Things will go wrong. It’s only a matter of when.
Handling Errors
Given that problems are going to happen, how do you build software in a way to deal with them? The answer to that question depends a great deal on your application. How critical is the operation? That is, what bad things happen when this fails? How you answer this latter question may determine how much effort you put into handling the error.
Log It
The simplest solution is to log the error to the application log file. I would consider this the minimum solution. There are very few times when you should catch an error and simply ignore it.
What should you write to the log file? Anything that would be helpful in understanding what went wrong and what code was involved. Often this involves a stack trace, but also include as much data about the specific transaction as possible.
Of course, you can go overboard with this. If this error will happen on a fairly regular basis, a full stack trace may be redundant. You also don’t need to log errors at every level of your application. If an exception is thrown from the database layer, simply log the error at the highest level of the application that handles the error, not every layer in between.
Retry
Sometimes, when software goes wrong, the failure may be temporary. Perhaps your request to the web service timed out, or you got a 503 HTTP response code. Maybe the resource you wanted was locked. In these cases, it may be reasonable to retry the operation. You may want to retry multiple times. However, there are a couple of gotchas:
- Limit the number of retries. At some point, you have to decide that the remote service isn’t responding and you should give up.

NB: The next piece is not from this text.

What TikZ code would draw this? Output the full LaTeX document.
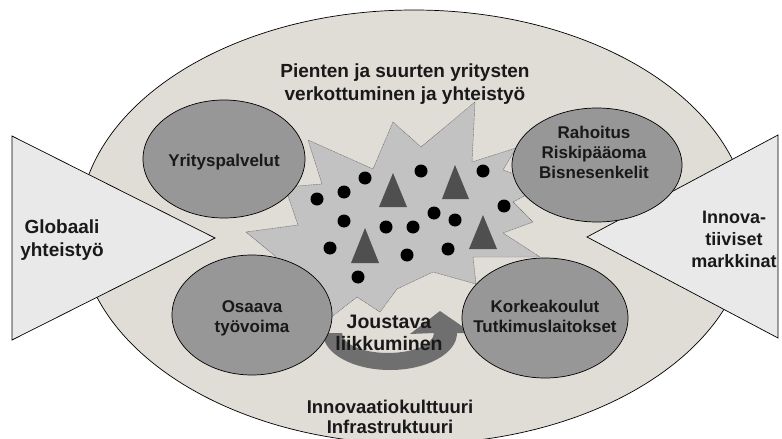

- Delay between retry attempts. If you called a web service that was overloaded, making your call again immediately isn’t going to help anything. Wait a second or two (or longer) before trying again.
- Consider the upstream callers. If every operation in the chain of calls goes through a retry loop with a delay between attempts, the overall request by the user may become unreasonably long.
Fail Fast
If your application keeps making calls to an external system (database, web service, etc.) and getting errors, it doesn’t make any sense to keep calling into that system. In fact, your additional calls may be making things worse!
The design pattern to use in this scenario is called the “Circuit Breaker” pattern. After some number of failed attempts, the circuit “opens”, preventing further requests from flowing through the system. This allows the application to fail right away, rather than wait for the remote system to return the inevitable error…again.
This is such a useful pattern, that the folks at Netflix came up with Hystrix as a way to encapsulate the pattern.
Degrade Gracefully
Whatever method you use for handling errors, your application should try to display something reasonable to the user. There’s nothing more frustrating than having a 500 error page pop up in the middle of trying to get something done.
- Hide the offending content. If the error was generated while trying to generate a non-essential widget on the page, just hide the widget.
- Have a reasonable fallback. Maybe you cached the previous response from the external system. The Netflix recommendation page, at one point, would display the original movie over and over, if the recommendation engine failed to respond.
- Provide an alternate path. Perhaps you can’t submit the request into your ordering system at the moment, but maybe you can send an email to your customer service address with the details so it can be hand entered later?
So the next time you find yourself wondering if something goes wrong, remind yourself that the answer is always “yes”. Then decide what to do when software goes wrong and you’ll build much more resilient, robust applications. Future you will thank you for it.
Discussion Question: What measures do you take when things go wrong in your applications?